4 listening secrets for work

On the Job

4 listening secrets for work

Good listening is recognized as one of the most important skills you need as a business leader. How do you define good listening, though? Without a strong definition, you won’t know how to use listening to improve your relationships, your ideas and your career. While listening requirements may differ based on your profession, there are a few overarching tips to better your communication.

First, lean into the idea of “active listening.” In short, take a moment to listen to the person talking, then begin your reply by paraphrasing and confirming what the other person said. For instance, if someone says there was an instance when he or she was treated unfairly, respond by saying what you heard the person say and then give your feedback and perspective. It makes the other person feel heard or, at minimum, listened to. And if it turns out you misunderstood, then the person can immediately give you the correct words.

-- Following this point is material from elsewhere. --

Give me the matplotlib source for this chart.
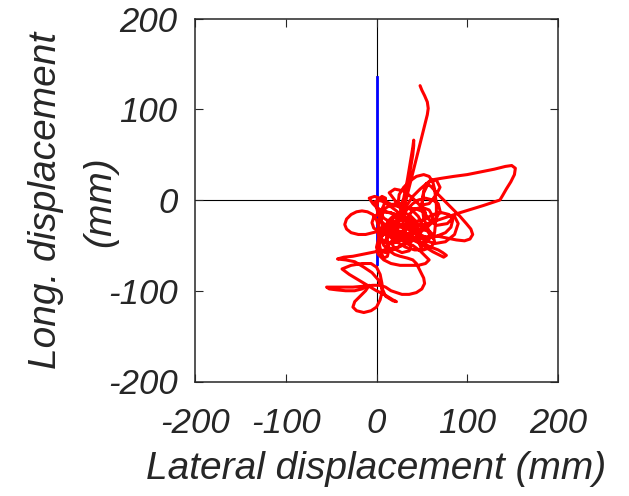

Second, be fully present in listening when someone is talking and fully present in talking when you’re expressing yourself. It’s easy to think about your rebuttal as people are talking — which means you aren’t really listening as well as you could be. Even if it’s an argument, keen listening can allow you to catch key words or ideology that will help you see the root of the misunderstanding.

Third, seek out key common ground so you can build a better framework to listen. Good listening skills aren’t just about hearing the words, but understanding the context the words come from. There may be an important detail, such as your colleague not sleeping well the night before or that he or she skipped breakfast, and you’ll be able to relate that to the last time the same situation happened to you — and how you felt. The better you can create this common ground, the easier it’ll be to truly listen to the other person.

Finally, throw out the word “but” and use the word “and” or “also.” “But” is a powerful word, as it can easily negate the statement before it: “I know you feel that way, but this still needs to be done” gives the impression you may not have been listening or may not have taken the words seriously. Instead, “I know you feel that way and I’m trying to find a way to still get this done” gives the impression you want everyone to win. Careful use of these modifiers can make your active listening and other strategies even more powerful.